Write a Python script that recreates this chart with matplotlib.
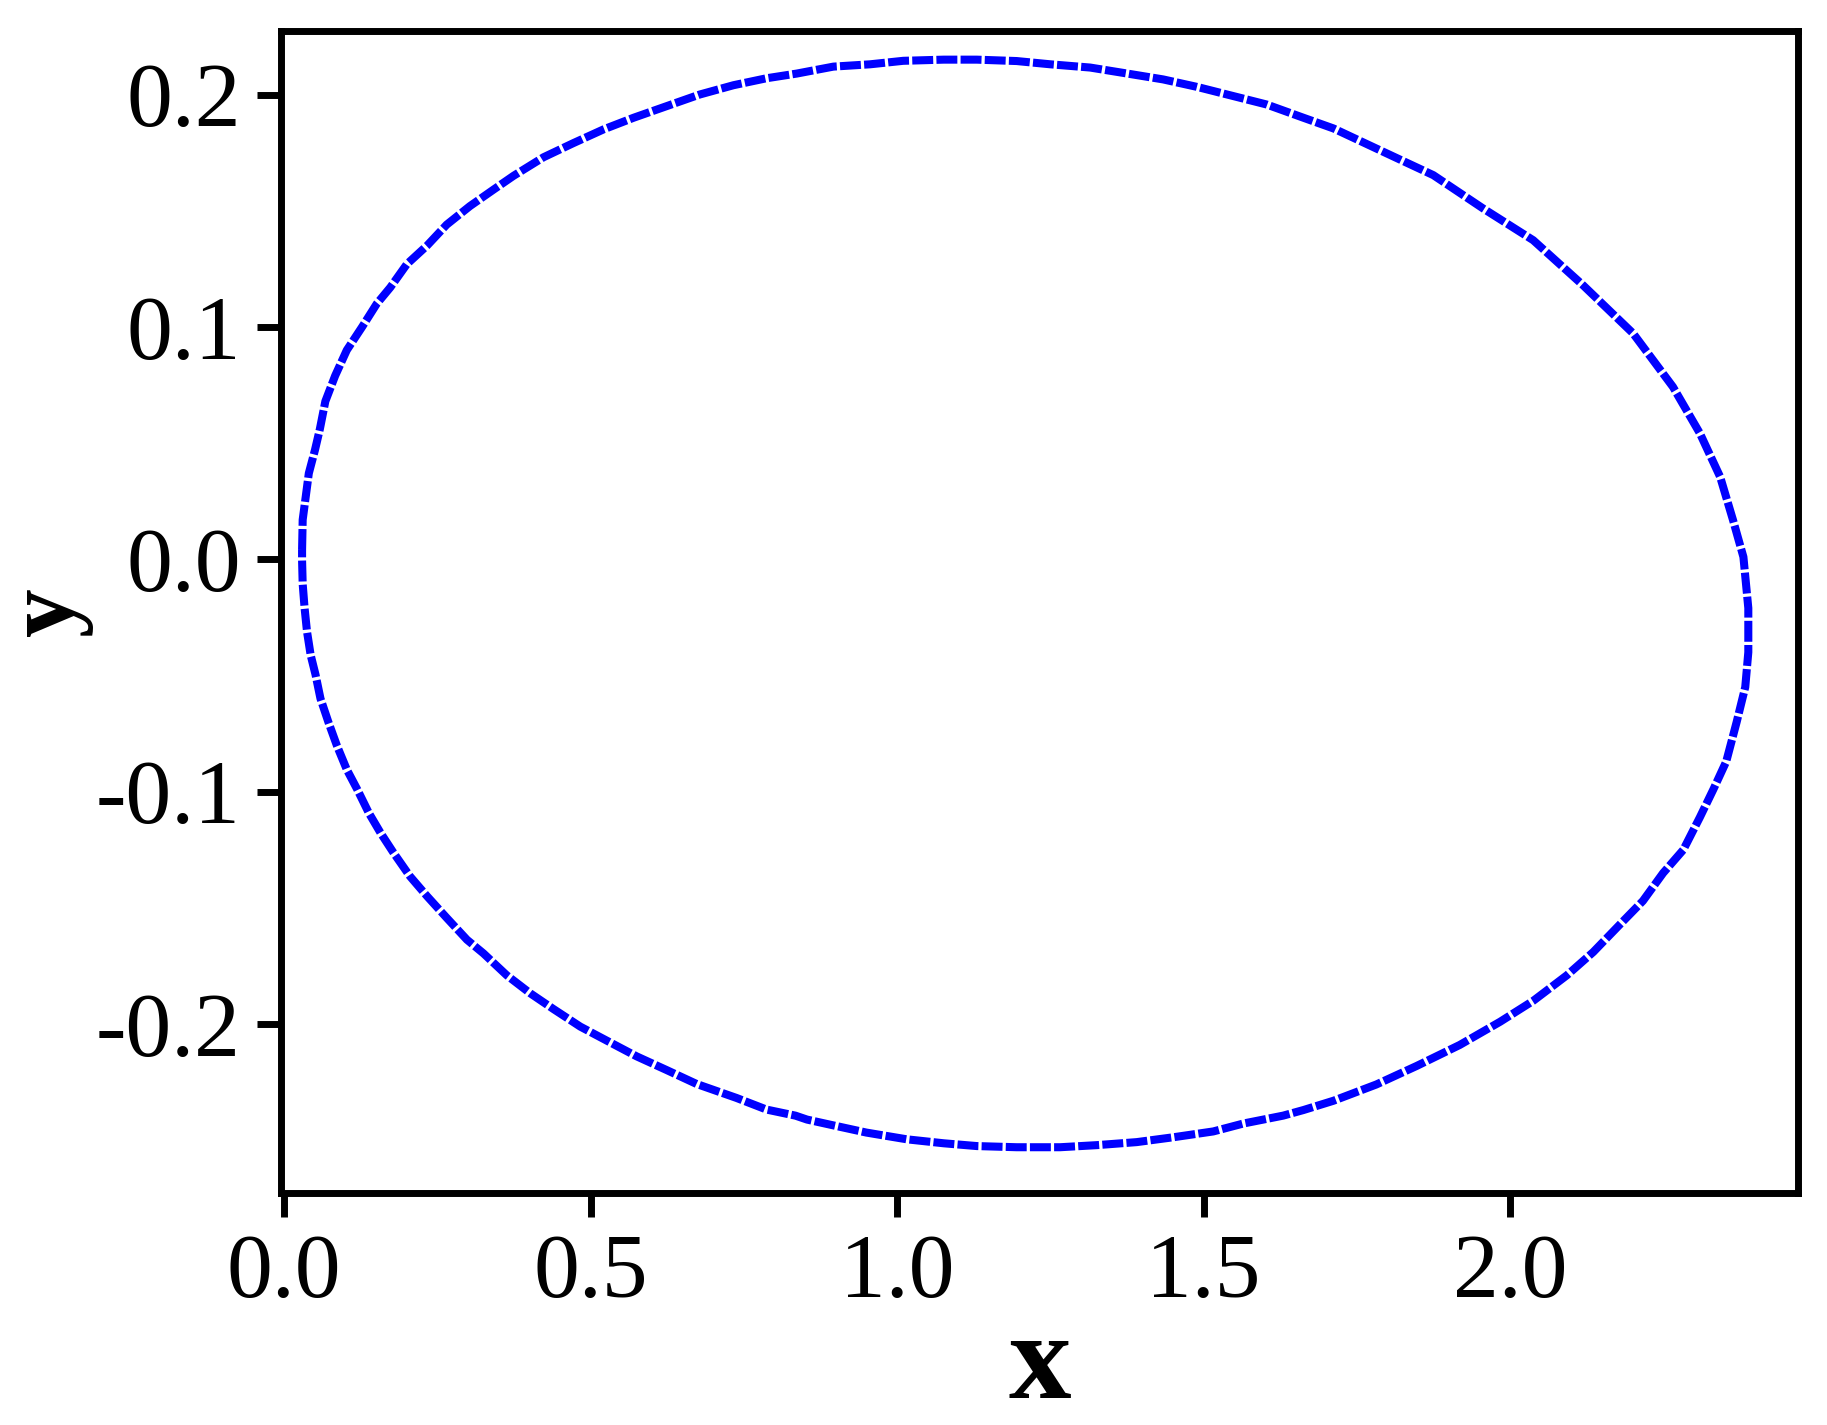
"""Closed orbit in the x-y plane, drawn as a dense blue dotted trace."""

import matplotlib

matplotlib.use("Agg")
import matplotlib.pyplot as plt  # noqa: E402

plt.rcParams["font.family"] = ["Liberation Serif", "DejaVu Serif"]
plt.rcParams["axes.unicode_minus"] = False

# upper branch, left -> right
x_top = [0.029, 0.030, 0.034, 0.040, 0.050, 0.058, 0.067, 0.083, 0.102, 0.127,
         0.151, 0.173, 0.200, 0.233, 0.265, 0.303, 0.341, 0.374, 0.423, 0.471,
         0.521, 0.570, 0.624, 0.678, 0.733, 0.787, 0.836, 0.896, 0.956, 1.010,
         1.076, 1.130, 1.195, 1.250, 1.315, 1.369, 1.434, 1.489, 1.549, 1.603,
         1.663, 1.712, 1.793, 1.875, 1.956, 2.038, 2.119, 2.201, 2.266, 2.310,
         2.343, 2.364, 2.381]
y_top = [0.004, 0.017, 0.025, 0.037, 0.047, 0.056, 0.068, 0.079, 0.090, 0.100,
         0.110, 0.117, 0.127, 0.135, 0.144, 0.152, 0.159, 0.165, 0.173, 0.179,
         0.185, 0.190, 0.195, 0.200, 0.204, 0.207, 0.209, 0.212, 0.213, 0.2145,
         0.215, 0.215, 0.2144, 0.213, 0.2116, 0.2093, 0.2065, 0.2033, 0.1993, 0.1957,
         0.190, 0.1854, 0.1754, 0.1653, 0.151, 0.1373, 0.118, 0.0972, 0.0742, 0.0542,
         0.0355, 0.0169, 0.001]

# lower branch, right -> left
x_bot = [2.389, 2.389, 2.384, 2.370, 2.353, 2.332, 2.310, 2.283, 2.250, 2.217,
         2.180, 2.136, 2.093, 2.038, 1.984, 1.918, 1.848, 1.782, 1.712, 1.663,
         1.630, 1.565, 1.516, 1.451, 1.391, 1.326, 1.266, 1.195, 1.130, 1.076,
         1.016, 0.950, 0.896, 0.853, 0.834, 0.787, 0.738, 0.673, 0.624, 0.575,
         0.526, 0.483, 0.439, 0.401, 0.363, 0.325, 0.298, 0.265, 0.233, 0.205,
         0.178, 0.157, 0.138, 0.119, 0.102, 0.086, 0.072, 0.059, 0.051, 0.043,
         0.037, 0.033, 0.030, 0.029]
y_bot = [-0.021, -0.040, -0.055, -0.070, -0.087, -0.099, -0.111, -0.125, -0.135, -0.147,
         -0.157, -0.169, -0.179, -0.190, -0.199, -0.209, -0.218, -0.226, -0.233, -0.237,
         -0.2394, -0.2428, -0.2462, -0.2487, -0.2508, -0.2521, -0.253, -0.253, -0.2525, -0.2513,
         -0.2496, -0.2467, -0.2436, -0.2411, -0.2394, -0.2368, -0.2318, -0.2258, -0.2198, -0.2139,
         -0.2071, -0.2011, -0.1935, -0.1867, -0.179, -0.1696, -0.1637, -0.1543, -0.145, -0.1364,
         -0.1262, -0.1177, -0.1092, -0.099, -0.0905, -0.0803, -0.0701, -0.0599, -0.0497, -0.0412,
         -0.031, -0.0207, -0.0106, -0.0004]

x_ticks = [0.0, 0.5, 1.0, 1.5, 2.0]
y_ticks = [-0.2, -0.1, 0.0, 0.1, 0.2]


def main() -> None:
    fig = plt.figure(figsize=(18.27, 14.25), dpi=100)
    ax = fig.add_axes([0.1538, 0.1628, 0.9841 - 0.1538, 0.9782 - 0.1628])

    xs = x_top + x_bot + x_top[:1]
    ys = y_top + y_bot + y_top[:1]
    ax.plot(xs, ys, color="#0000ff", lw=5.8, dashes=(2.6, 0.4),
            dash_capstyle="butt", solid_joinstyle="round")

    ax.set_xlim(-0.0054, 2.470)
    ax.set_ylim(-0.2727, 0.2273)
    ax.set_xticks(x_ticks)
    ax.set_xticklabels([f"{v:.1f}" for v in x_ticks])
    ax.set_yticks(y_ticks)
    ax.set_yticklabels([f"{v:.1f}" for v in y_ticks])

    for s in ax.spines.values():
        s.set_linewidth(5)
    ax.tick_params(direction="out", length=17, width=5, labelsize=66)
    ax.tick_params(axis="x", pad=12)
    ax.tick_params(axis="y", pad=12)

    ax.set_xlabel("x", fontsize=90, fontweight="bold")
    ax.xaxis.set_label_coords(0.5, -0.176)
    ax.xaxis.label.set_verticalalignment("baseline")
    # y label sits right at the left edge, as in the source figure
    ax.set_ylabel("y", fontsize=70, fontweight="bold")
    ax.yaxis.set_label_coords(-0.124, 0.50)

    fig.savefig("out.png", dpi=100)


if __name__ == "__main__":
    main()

○ ○ ○ ○

* _Given problem_:
Show the lines of the material that contain the word "matplotlib".

* _Expected output_:
Write a Python script that recreates this chart with matplotlib.
import matplotlib
matplotlib.use("Agg")
import matplotlib.pyplot as plt  # noqa: E402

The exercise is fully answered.